# Is there anyway to do this with eigen vectors and eigen basis?

So, say we have a square matrix A, and lets say that $$A^2, A^3....$$ so on are defined. Now If I want to find a general term $$A^n$$ is there any way to do that with eigen vectors. Take for example $$A = \begin{bmatrix} 2 & 0 \\ 1 & -1\end{bmatrix}$$. Like I would like to know if its possible to do it with eigen vectors instead of just trying to guess a pattern ? Like can we do something by converting the matrix into an eigen basis ?

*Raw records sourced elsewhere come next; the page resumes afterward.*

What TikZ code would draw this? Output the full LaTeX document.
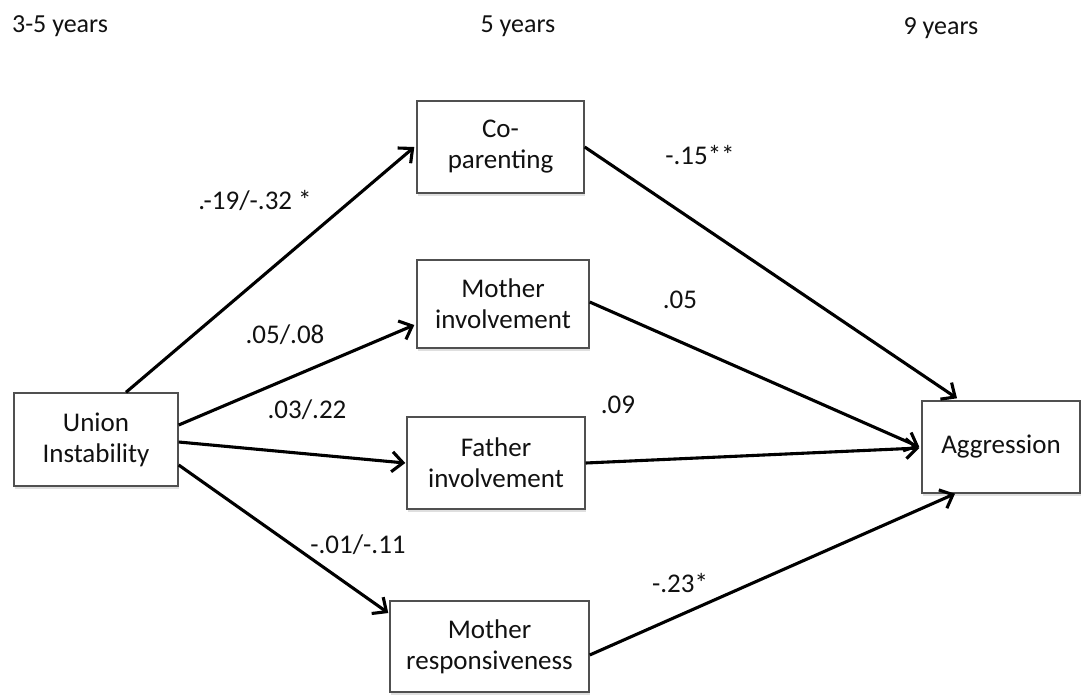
\documentclass[tikz,border=0pt]{standalone}
\usepackage{fontspec}
\setmainfont{Carlito}
\usetikzlibrary{arrows.meta,shadows}
\definecolor{txt}{HTML}{111111}
\definecolor{boxline}{HTML}{505050}
\tikzset{
  varbox/.style={draw=boxline, line width=1.4pt, fill=white, align=center,
    inner sep=0pt, text=txt, font=\fontsize{27}{31}\selectfont,
    drop shadow={shadow xshift=1pt, shadow yshift=-2.5pt, opacity=0.25}},
  path/.style={line width=3.1pt, draw=black,
    -{Straight Barb[length=11pt,width=20pt,line width=3.1pt]}},
  coef/.style={text=txt, font=\fontsize{27}{31}\selectfont, inner sep=0pt},
  wave/.style={text=txt, font=\fontsize{26}{30}\selectfont, inner sep=0pt}
}
\begin{document}
\begin{tikzpicture}[x=1pt,y=-1pt]
\useasboundingbox (0,0) rectangle (1081,694);
% time labels
\node[wave] (t1) at (60,26) {3-5 years};
\node[wave] (t2) at (518,26) {5 years};
\node[wave] (t3) at (941,28) {9 years};
% boxes
\node[varbox, minimum width=164pt, minimum height=93pt] (U) at (96,439.5) {Union\\Instability};
\node[varbox, minimum width=167pt, minimum height=92pt] (C) at (500.5,147) {Co-\\parenting};
\node[varbox, minimum width=172pt, minimum height=88pt] (M) at (503,304) {Mother\\involvement};
\node[varbox, minimum width=178pt, minimum height=92pt] (F) at (496,463) {Father\\involvement};
\node[varbox, minimum width=199pt, minimum height=91pt] (R) at (489.5,646.5) {Mother\\responsiveness};
\node[varbox, minimum width=158pt, minimum height=92pt] (A) at (1001,447) {Aggression};
% paths
\draw[path] ([xshift=30pt]U.north) -- ([xshift=-2pt]C.west);
\draw[path] ([yshift=14.5pt]U.east) -- ([xshift=-2pt,yshift=-21pt]M.west);
\draw[path] ([yshift=-2.5pt]U.east) -- ([xshift=-1pt]F.west);
\draw[path] ([yshift=-25.5pt]U.east) -- ([xshift=-1pt,yshift=33.5pt]R.west);
\draw[path] (C.east) -- ([xshift=-44pt,yshift=2pt]A.north);
\draw[path] ([yshift=2pt]M.east) -- ([xshift=-2pt]A.west);
\draw[path] (F.east) -- ([xshift=-2pt,yshift=-1pt]A.west);
\draw[path] ([yshift=-8.5pt]R.east) -- ([xshift=-46pt]A.south);
% coefficients
\node[coef] (l1) at (255,200) {.-19/-.32 *};
\node[coef] (l2) at (285,335) {.05/.08};
\node[coef] (l3) at (307,410) {.03/.22};
\node[coef] (l4) at (358,545) {-.01/-.11};
\node[coef] (l5) at (700,155) {-.15**};
\node[coef] (l6) at (680,300) {.05};
\node[coef] (l7) at (618,405) {.09};
\node[coef] (l8) at (680,583) {-.23*};
\end{tikzpicture}
\end{document}
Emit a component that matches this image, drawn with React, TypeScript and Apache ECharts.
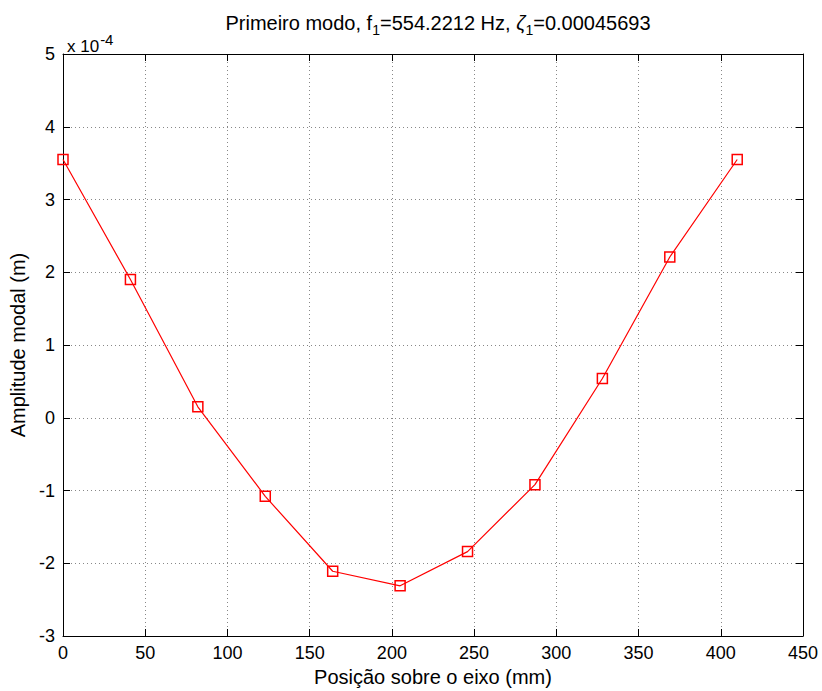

• Putting a matrix to the n-th power is the very reason behind diagonalisation/trigonalization/jordanization of matrices. Nov 10, 2020 at 13:09

$$A = TDT^{-1},$$
where $$D$$ is a diagonal matrix such that its diagonal entries correspond to the eigenvalues of $$A$$, and the columns of $$T$$ are the eigenvectors of $$A$$.
$$A^n = \underbrace{TDT^{-1} \cdot TDT^{-1} \cdot \ldots \cdot TDT^{-1}}_{n~\text{times}}= \\ = T D (TT^-1) D (TT^-1) \ldots (TT^-1) D T^{-1}= \\ = T D I D I \ldots I D T^{-1} = \\ = T D^n T^{-1}.$$
Notice that $$D^n$$ is a diagonal matrix such that its diagonal entries are the $$n$$-th power of the eigenvalues of $$A$$.